Heaton slides into Olympic history

Hailing from a well-to-do family in Connecticut, Jennison Heaton and his brothers Jack and Trowbridge spent their childhood years in Europe and frequently holidayed in the Alps. They discovered the joys of winter sports on the legendary Cresta Run in St Moritz, the track on which British tourists invented the sport of bobsleigh in the 1870s.

Heaton slides into Olympic history
(IOC)

The run was used at the 1928 Winter Games, hosting tobogganing’s first appearance on the Olympic programme and its last until the return of the Games to the Swiss resort in 1948. The sport was then dropped again, only making its return in 2002, by which time it had become universally known as skeleton.

Jennison and Jack both entered the 1928 competition and felt right at home on their beloved Cresta Run. The event was held on 17 February, one day later than planned, and began with Jennison dominating the first two runs, with his sibling right behind him. Though Jack went fastest in the third and final run, Jennison was only 0.4 seconds adrift, giving him overall victory from his brother by a second. Completing the podium was Great Britain’s David Carnegie, the 10th Earl of Northesk.|

The following day Jennison Heaton headed out on to St Moritz’s other track in the five-man USA I bob, with David Granger, Lyman Hime, Thomas Doe and Jay O’Brien behind him. Though only eighth-fastest on the first run, nearly three seconds off the pace set by his teenage compatriot Billy Fiske in USA II, the tobogganing gold medallist was lightning quick on the second, posting the best time to claim the silver behind Fiske.
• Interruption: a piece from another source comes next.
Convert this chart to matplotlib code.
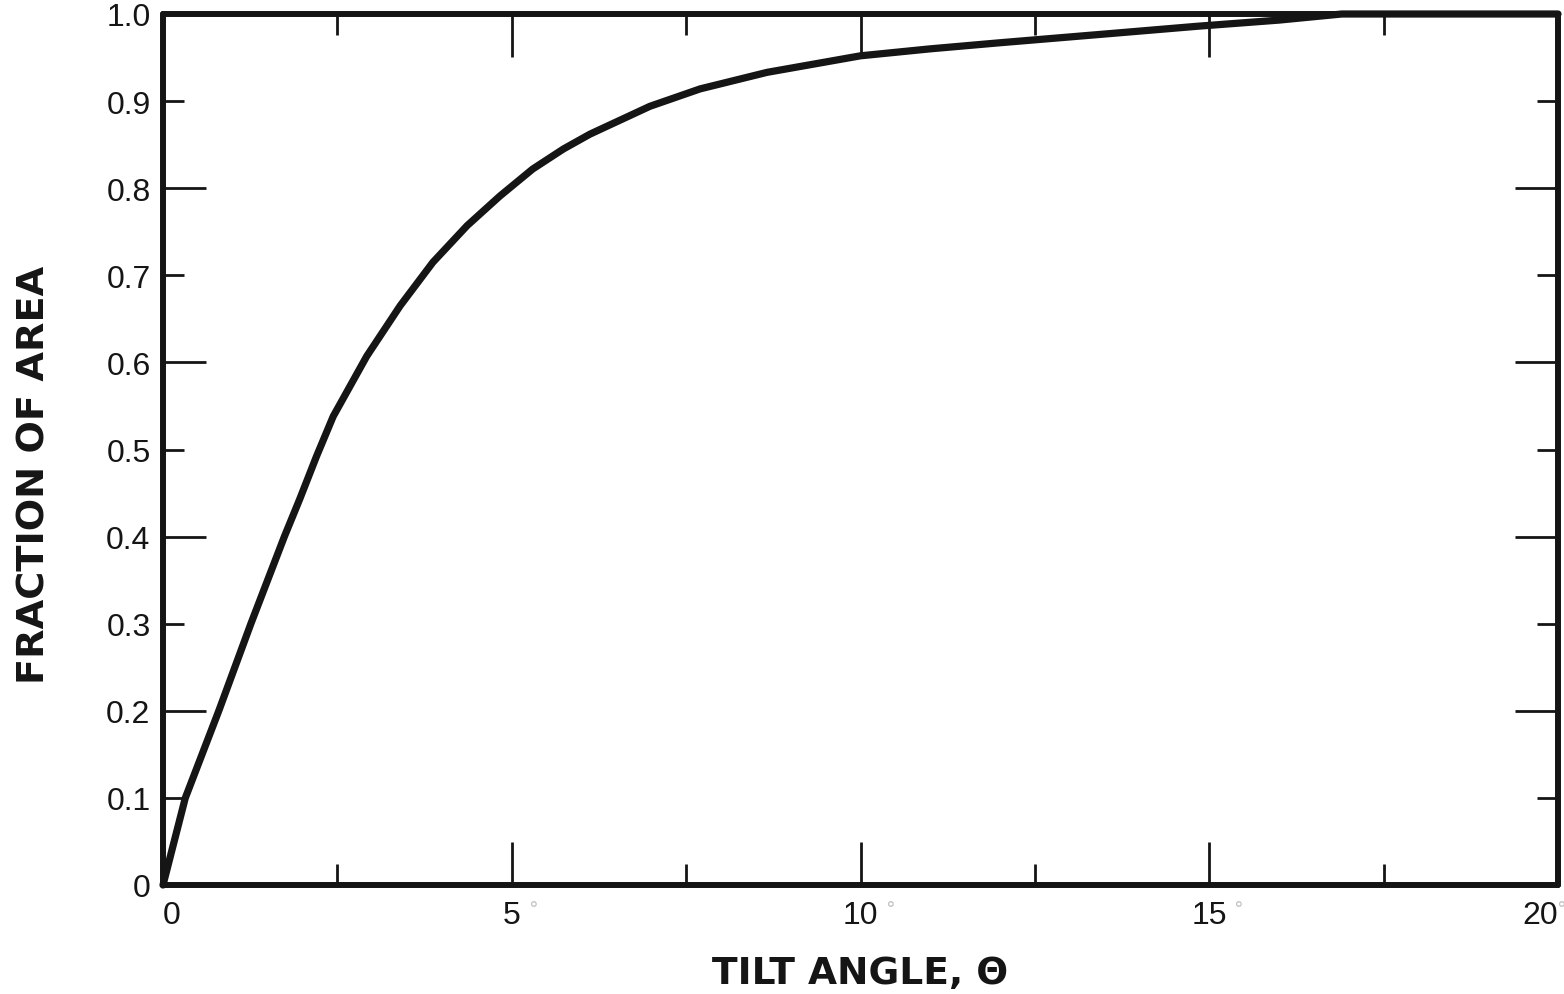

As fate would have it, Jennison went on to marry Fiske’s sister, Beulah, with the Heaton brothers then cementing their passion for the Cresta Run by founding the Heaton Cup, a prestigious competition that is still held today on the St Moritz track.

The Heatons’ successful association with the Olympics would continue, with Jack winning bronze in the two-man bob at Lake Placid 1932 and returning to St Moritz in 1948 to win another tobogganing silver at the age of 39, fully 20 years after the memorable one-two he achieved with his brother.